The Pacific Standard Time LA/LA Opening Celebration at the Getty Museum
Cheech Marin attends the Pacific Standard Time LA/LA Opening Celebration at the Getty Museum on September 15, 2017 in Los Angeles, California. (Photo by Ryan Miller/Wireimage)

Among the budgets other highlights for the fiscal year beginning July 1:

— $78 billion for K-12 schools and community colleges under Proposition 98, the funding guarantee approved by voters in 1988. School funding is up 66 percent since the 2011-12 fiscal year.

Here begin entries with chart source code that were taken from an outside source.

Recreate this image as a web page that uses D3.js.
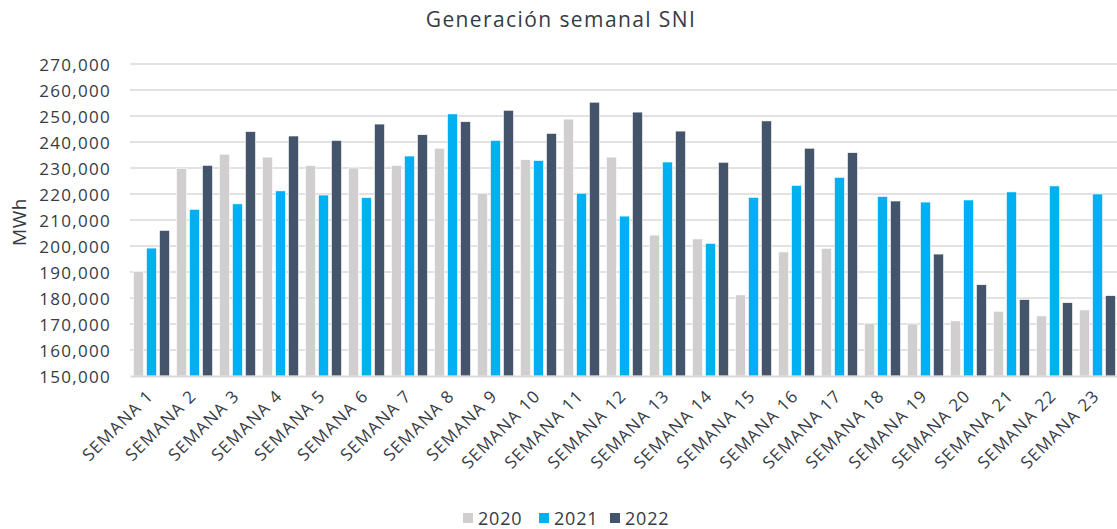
<!DOCTYPE html>
<html>
<head>
<meta charset="utf-8">
<script src="https://cdn.jsdelivr.net/npm/d3@7"></script>
<style>
  body { margin: 0; background: #fff; }
  svg text { font-family: "Open Sans", sans-serif; fill: #363a44; }
</style>
</head>
<body>
<div id="chart"></div>
<script>
const semanas = d3.range(1, 24).map(i => 'SEMANA ' + i);
const years = ['2020', '2021', '2022'];
const gen2020 = [190200, 229900, 235300, 234200, 230900, 230000, 231000, 237600, 220300, 233200, 248800, 234200,
                 204200, 202700, 181200, 197700, 199100, 170300, 170000, 171200, 174900, 173100, 175400];
const gen2021 = [199200, 214100, 216200, 221200, 219600, 218600, 234600, 250800, 240600, 232900, 220300, 211500,
                 232300, 201000, 218700, 223300, 226400, 219000, 216900, 217700, 220800, 223100, 220000];
const gen2022 = [206000, 231000, 244000, 242300, 240600, 246900, 242800, 247800, 252200, 243300, 255300, 251500,
                 244200, 232200, 248100, 237600, 235900, 217300, 196900, 185100, 179400, 178200, 180900];
const yTicks = d3.range(150000, 270001, 10000);
const colors = ['#d0cece', '#00b0f0', '#44546a'];

const width = 1117;
const height = 529;
const margin = {top: 64, right: -2, bottom: 153, left: 130};

const series = [gen2020, gen2021, gen2022];
const rows = semanas.map((s, i) => ({semana: s, values: series.map((v, k) => ({year: years[k], v: v[i]}))}));

const svg = d3.select('#chart').append('svg')
    .attr('width', width)
    .attr('height', height);

const x = d3.scaleBand()
    .domain(semanas)
    .range([margin.left, width - margin.right])
    .paddingInner(0)
    .paddingOuter(0);

const x1 = d3.scaleBand()
    .domain(years)
    .range([3.5, x.bandwidth() - 3.5])
    .paddingInner(0.23);

const y = d3.scaleLinear()
    .domain([150000, 270000])
    .range([height - margin.bottom, margin.top]);

// gridlines
svg.append('g')
  .selectAll('line')
  .data(yTicks.slice(1))
  .join('line')
    .attr('x1', margin.left)
    .attr('x2', width)
    .attr('y1', d => y(d))
    .attr('y2', d => y(d))
    .attr('stroke', '#d9d9d9')
    .attr('stroke-width', 1.5);

// bars
svg.append('g')
  .selectAll('g')
  .data(rows)
  .join('g')
    .attr('transform', d => `translate(${x(d.semana)},0)`)
  .selectAll('rect')
  .data(d => d.values)
  .join('rect')
    .attr('x', d => x1(d.year))
    .attr('width', x1.bandwidth())
    .attr('y', d => y(d.v))
    .attr('height', d => y(150000) - y(d.v))
    .attr('fill', (d, i) => colors[i])
    .attr('stroke', '#ffffff')
    .attr('stroke-width', 0.6);

// y axis
const yAxis = svg.append('g')
    .attr('transform', `translate(${margin.left},0)`)
    .call(d3.axisLeft(y).tickValues(yTicks).tickSize(0).tickPadding(19)
      .tickFormat(d3.format(',')));
yAxis.select('.domain').remove();
yAxis.selectAll('text')
    .style('font-size', '17px')
    .style('letter-spacing', '1.3px')
    .attr('dy', '0.36em');

// x axis
const xAxis = svg.append('g')
    .attr('transform', `translate(0,${y(150000)})`)
    .call(d3.axisBottom(x).tickSize(0).tickPadding(0));
xAxis.select('.domain')
    .attr('stroke', '#d9d9d9')
    .attr('stroke-width', 2);
xAxis.selectAll('text')
    .style('font-size', '17px')
    .style('letter-spacing', '1.2px')
    .attr('text-anchor', 'end')
    .attr('dy', null)
    .attr('y', 0)
    .attr('transform', 'translate(3,21) rotate(-45)');

// y label
svg.append('text')
    .attr('transform', `translate(26,${(y(150000) + y(270000)) / 2 + 2}) rotate(-90)`)
    .attr('text-anchor', 'middle')
    .style('font-size', '19px')
    .style('letter-spacing', '0.6px')
    .text('MWh');

// title
svg.append('text')
    .attr('x', 561)
    .attr('y', 27)
    .attr('text-anchor', 'middle')
    .style('font-size', '21px')
    .style('letter-spacing', '1.4px')
    .text('Generación semanal SNI');

// legend
const legendX = [463, 539, 610];
const legend = svg.append('g')
  .selectAll('g')
  .data(years)
  .join('g')
    .attr('transform', (d, i) => `translate(${legendX[i]},${513})`);
legend.append('rect')
    .attr('width', 10)
    .attr('height', 10)
    .attr('fill', (d, i) => colors[i]);
legend.append('text')
    .attr('x', 15)
    .attr('y', 11.5)
    .style('font-size', '18px')
    .style('letter-spacing', '0.8px')
    .text(d => d);
</script>
</body>
</html>
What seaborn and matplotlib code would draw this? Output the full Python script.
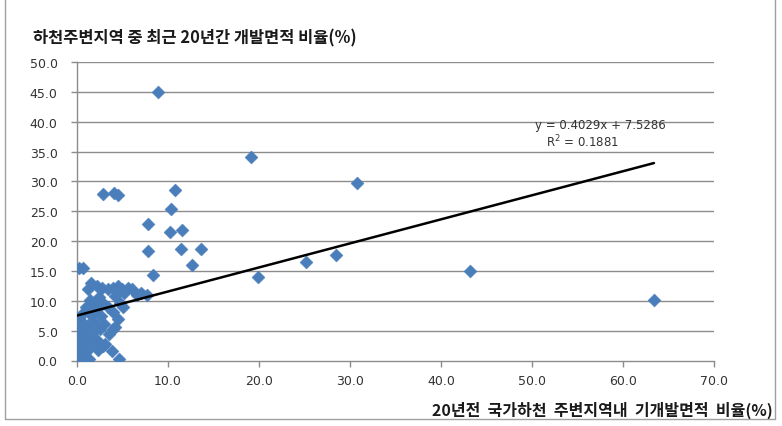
import matplotlib
matplotlib.use("Agg")
import matplotlib.pyplot as plt
from matplotlib.lines import Line2D
import numpy as np
import pandas as pd
import seaborn as sns

# ---- data ----
x_vals = [8.9, 19.1, 30.8, 43.2, 63.4, 25.2, 28.5, 19.9, 10.8, 10.3, 7.8, 10.2, 11.5,
          13.6, 11.4, 12.6, 7.8, 8.4, 2.9, 4.1, 4.5, 0.2, 0.7,
          1.5, 2.2, 1.2, 2.7, 3.4, 4.0, 4.5, 4.9, 6.0, 7.0, 7.7, 5.2, 4.2, 2.4, 1.4, 1.8,
          2.8, 4.7, 1.0, 2.2, 3.4, 4.0, 0.7, 0.2, 1.5, 2.6, 4.5, 0.5, 1.2, 2.0, 3.0, 4.0,
          0.1, 0.9, 1.7, 2.5, 4.2, 0.4, 1.1, 2.2, 3.1, 0.05, 0.7, 1.5, 2.3, 0.2, 1.0, 0.0,
          0.4, 1.3, 3.8, 4.6, 2.9, 1.8, 3.5, 5.1, 5.6, 6.6]
y_vals = [45.0, 34.1, 29.8, 15.0, 10.2, 16.5, 17.7, 14.0, 28.5, 25.3, 22.8, 21.6, 21.9,
          18.7, 18.7, 16.0, 18.4, 14.3, 27.9, 28.0, 27.7, 15.5, 15.5,
          12.9, 12.4, 12.0, 12.2, 11.9, 12.1, 12.4, 12.0, 11.9, 11.3, 11.0, 11.3, 10.8, 10.6,
          10.2, 9.6, 9.8, 9.7, 9.0, 8.7, 8.9, 8.2, 8.0, 7.2, 7.6, 7.4, 6.9, 6.4, 6.0, 6.3,
          6.1, 5.2, 5.4, 5.0, 4.6, 5.2, 5.6, 4.1, 3.7, 3.5, 2.7, 3.3, 2.8, 2.4, 1.8, 1.9,
          1.4, 0.8, 0.3, 0.2, 1.6, 0.2, 2.4, 3.1, 4.4, 9.0, 12.2, 11.0]
slope = 0.4029
intercept = 7.5286
r_squared = 0.1881
x_ticks = [0, 10, 20, 30, 40, 50, 60, 70]
y_ticks = [0, 5, 10, 15, 20, 25, 30, 35, 40, 45, 50]
title = "하천주변지역 중 최근 20년간 개발면적 비율(%)"
x_label = "20년전  국가하천  주변지역내  기개발면적  비율(%)"

df = pd.DataFrame({"x": x_vals, "y": y_vals})

sns.set_style("white")
plt.rcParams["font.family"] = ["DejaVu Sans", "Noto Sans CJK KR"]

W, H = 782, 427
fig = plt.figure(figsize=(W / 100, H / 100), dpi=100)
left, right, top, bottom = 77, 714, 63, 361.5
ax = fig.add_axes([left / W, 1 - bottom / H, (right - left) / W, (bottom - top) / H])

grid_c = "#8c8c8c"
for yt in y_ticks[1:]:
    ax.axhline(yt, color=grid_c, lw=1.0, zorder=0)

sns.scatterplot(data=df, x="x", y="y", marker="D", s=44, color="#4A7EBB",
                edgecolor="#4A7EBB", linewidth=0.3, ax=ax, zorder=3)

xmax = max(x_vals)
xs = np.array([0.0, xmax])
ax.plot(xs, slope * xs + intercept, color="black", lw=1.8, zorder=4)

ax.set_xlim(0, 70)
ax.set_ylim(0, 50)
ax.set_xticks(x_ticks)
ax.set_yticks(y_ticks)
ax.set_xticklabels([f"{v:.1f}" for v in x_ticks])
ax.set_yticklabels([f"{v:.1f}" for v in y_ticks])
ax.tick_params(axis="both", direction="out", length=4, width=1, color=grid_c,
               labelsize=9, labelcolor="#333333", bottom=True, left=True)
ax.tick_params(axis="y", pad=10)
ax.tick_params(axis="x", pad=6)
ax.set_xlabel("")
ax.set_ylabel("")
for s in ["top", "right"]:
    ax.spines[s].set_visible(False)
for s in ["left", "bottom"]:
    ax.spines[s].set_color(grid_c)
    ax.spines[s].set_linewidth(1.0)

fig.text(600 / W, 1 - 125 / H, f"y = {slope}x + {intercept}", ha="center", va="center",
         fontsize=8.5, color="#333333")
fig.text(583 / W, 1 - 142 / H, f"R$^2$ = {r_squared}", ha="center", va="center",
         fontsize=8.5, color="#333333")

fig.text(33 / W, 1 - 38 / H, title, ha="left", va="center", fontsize=11.8,
         fontweight="bold", color="#1a1a1a", family=["Noto Sans CJK KR", "DejaVu Sans"])
fig.text(773 / W, 1 - 410 / H, x_label, ha="right", va="center", fontsize=11.5,
         fontweight="bold", color="#1a1a1a", family=["Noto Sans CJK KR", "DejaVu Sans"])

frame_c = "#a0a0a0"
fl, fr, fb = 5 / W, 775 / W, 1 - 420 / H
fig.add_artist(Line2D([fl, fl], [fb, 1.0], color=frame_c, lw=1, transform=fig.transFigure))
fig.add_artist(Line2D([fr, fr], [fb, 1.0], color=frame_c, lw=1, transform=fig.transFigure))
fig.add_artist(Line2D([fl, fr], [fb, fb], color=frame_c, lw=1, transform=fig.transFigure))

fig.savefig("out.png", dpi=100)
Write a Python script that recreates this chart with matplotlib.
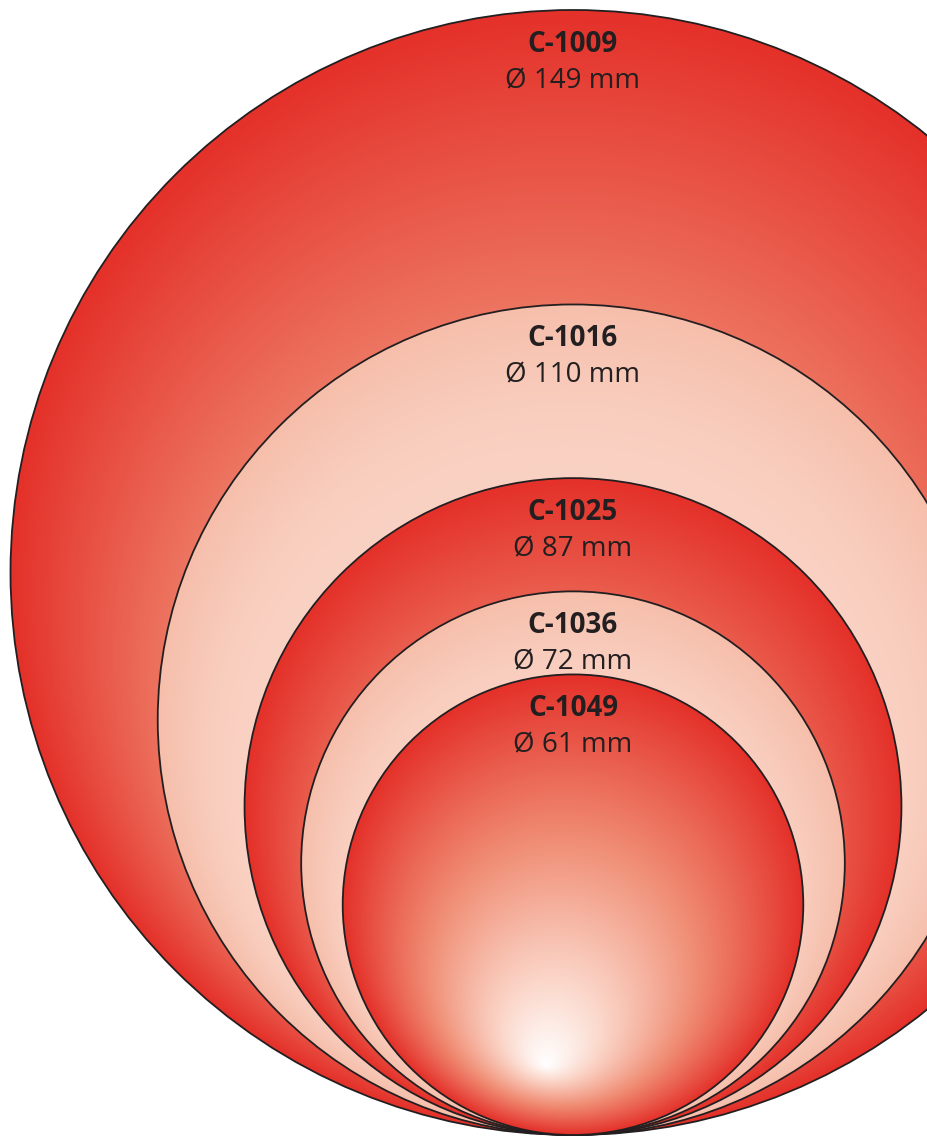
import numpy as np
import matplotlib
matplotlib.use("Agg")
import matplotlib.pyplot as plt
from matplotlib.patches import Circle
from matplotlib.colors import LinearSegmentedColormap

# data
codes = ["C-1009", "C-1016", "C-1025", "C-1036", "C-1049"]
diameters_mm = [149, 110, 87, 72, 61]
styles = ["red", "light", "red", "light", "red"]

W, H = 927, 1137
px_per_mm = 1125 / 149.0
cx = 573.0
base_y = 1135.0   # every circle touches this line

red_cmap = LinearSegmentedColormap.from_list(
    "redg", [(0, "#ffffff"), (0.22, "#fbd6c9"), (0.58, "#f08d74"), (1.0, "#e4312a")])
light_cmap = LinearSegmentedColormap.from_list(
    "lightg", [(0, "#fef3ee"), (0.5, "#fbdcd1"), (0.85, "#f9cebf"), (1.0, "#f6bfac")])

plt.rcParams['font.family'] = ['Open Sans', 'DejaVu Sans']

fig = plt.figure(figsize=(W / 100, H / 100), dpi=100)
ax = fig.add_axes([0, 0, 1, 1])
ax.axis("off")


def radial_t(xx, yy, c, r, f):
    # svg style focal radial gradient, t=0 at focal point, t=1 on circle
    dx, dy = xx - f[0], yy - f[1]
    Dx, Dy = c[0] - f[0], c[1] - f[1]
    a = Dx * Dx + Dy * Dy - r * r
    b = dx * Dx + dy * Dy
    dd = dx * dx + dy * dy
    t = (b - np.sqrt(b * b - a * dd)) / a
    return np.clip(t, 0, 1)


for k, (code, dia, st) in enumerate(zip(codes, diameters_mm, styles)):
    r = dia * px_per_mm / 2
    cy = base_y - r
    f = (cx - 0.12 * r, cy + 0.70 * r)
    x0, x1 = cx - r, cx + r
    y0, y1 = cy - r, cy + r
    xs = np.linspace(x0, x1, 700)
    ys = np.linspace(y0, y1, 700)
    xx, yy = np.meshgrid(xs, ys)
    t = radial_t(xx, yy, (cx, cy), r, f)
    cmap = red_cmap if st == "red" else light_cmap
    circ = Circle((cx, cy), r, facecolor="none", edgecolor="#231f20",
                  linewidth=1.3, zorder=2 * k + 2)
    ax.add_patch(circ)
    im = ax.imshow(cmap(t), extent=(x0, x1, y1, y0), origin="upper",
                   interpolation="bilinear", zorder=2 * k + 1)
    im.set_clip_path(circ)
    top = cy - r
    ax.text(cx, top + 42, code, ha="center", va="baseline", fontsize=20,
            fontweight="bold", color="#231f20", zorder=20)
    ax.text(cx, top + 78, "Ø %d mm" % dia, ha="center", va="baseline",
            fontsize=20, color="#231f20", zorder=20)

ax.set_xlim(0, W)
ax.set_ylim(H, 0)
fig.savefig("out.png", dpi=100)
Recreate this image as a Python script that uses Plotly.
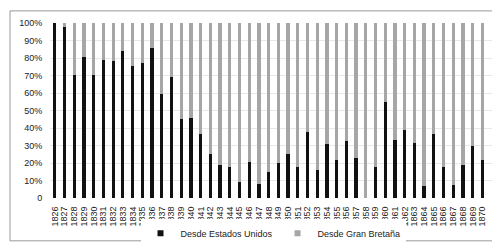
import plotly.graph_objects as go

years = [str(y) for y in range(1826, 1871)]
eeuu = [100, 98, 70.2, 80.5, 70.2, 78.9, 78.5, 84, 75.7, 77.3, 85.5, 59.4, 69.1,
        45, 45.7, 36.5, 25.4, 18.8, 17.7, 9, 20.6, 8, 15, 20.2, 25.4, 17.7, 37.8,
        16, 31, 21.8, 32.3, 22.7, 0, 18, 54.8, 33.3, 38.8, 31.6, 6.7, 36.5, 17.7,
        7.3, 18.8, 29.6, 21.6]
gb = [round(100 - v, 1) for v in eeuu]
series_names = ["Desde Estados Unidos", "Desde Gran Bretaña"]
series_colors = ["#111111", "#a6a6a6"]
ytick_vals = [0, 10, 20, 30, 40, 50, 60, 70, 80, 90, 100]
ytick_text = ["0", "10%", "20%", "30%", "40%", "50%", "60%", "70%", "80%", "90%", "100%"]

font = dict(family="Liberation Sans, Arial, sans-serif", size=9, color="#222222")

fig = go.Figure()
for vals, name, col in zip([eeuu, gb], series_names, series_colors):
    fig.add_bar(x=years, y=vals, name=name, marker_color=col,
                marker_line_width=0, width=0.33, showlegend=False)
    fig.add_scatter(x=[None], y=[None], mode="markers", name=name,
                    marker=dict(symbol="square", size=6, color=col))

L, R, T, B = 42, 12, 15, 49
W = 500 - L - R
H = 252 - T - B

def px(x):
    return (x - L) / W

def py(y):
    return (252 - B - y) / H

fig.update_layout(
    barmode="stack",
    width=500, height=252,
    margin=dict(l=L, r=R, t=T, b=B),
    paper_bgcolor="white", plot_bgcolor="white",
    font=font,
    showlegend=True,
    legend=dict(orientation="h", x=0.5, xanchor="center", y=py(241), yanchor="middle",
                font=font, traceorder="normal", itemwidth=30, tracegroupgap=0),
    yaxis=dict(range=[0, 100], tickmode="array", tickvals=ytick_vals, ticktext=ytick_text,
               showgrid=True, gridcolor="#e8e8e8", gridwidth=1, zeroline=False,
               ticks="outside", ticklen=5, tickcolor="white", tickfont=font,
               automargin=False),
    shapes=[dict(type="rect", xref="paper", yref="paper",
                 x0=px(2), x1=px(497.5), y0=py(249), y1=py(2),
                 line=dict(color="#999999", width=1), fillcolor="rgba(0,0,0,0)")],
)
fig.update_xaxes(type="category", range=[-0.5, 45.4], showgrid=False,
                 tickmode="array", tickvals=years, ticktext=years, tickangle=-90,
                 ticks="outside", ticklen=4, tickcolor="white", tickfont=font,
                 showline=False, zeroline=False, automargin=False)

fig.write_html("out.html")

— $500 million for emergency homeless aid that counties and cities can use on a range of programs, including housing vouchers and shelter construction. Brown also approved a ballot measure that will let voters decide whether to authorize $2 billion in bonds to house people who are homeless

— $134 million for new voting equipment and money to create offices focused on election cybersecurity and risk management. It's California's largest investment in new voting systems in more than a decade.

— $755 million to renovate the aging office building attached to the historic state Capitol, which houses most offices for lawmakers and their staff

— $5 million to study ways to implement single-payer health care in California — a priority for many Democratic activists

— $90 million for efforts to boost participation in the 2020 census. The decennial count determines the size of the state's congressional delegation and its share of federal funding, so state officials want to make sure everyone is counted. Some fear that immigrants will be afraid to provide personal information to a federal government helmed by President Donald Trump.

—Starting in 2020, movies and television shows that receive tax breaks for filming in California will have to tell the state the number of women and people of color they employ. The latest iteration of the state's film tax credit program also includes measures to combat discrimination, including requirements about film sets' harassment policies and efforts to promote diverse hiring.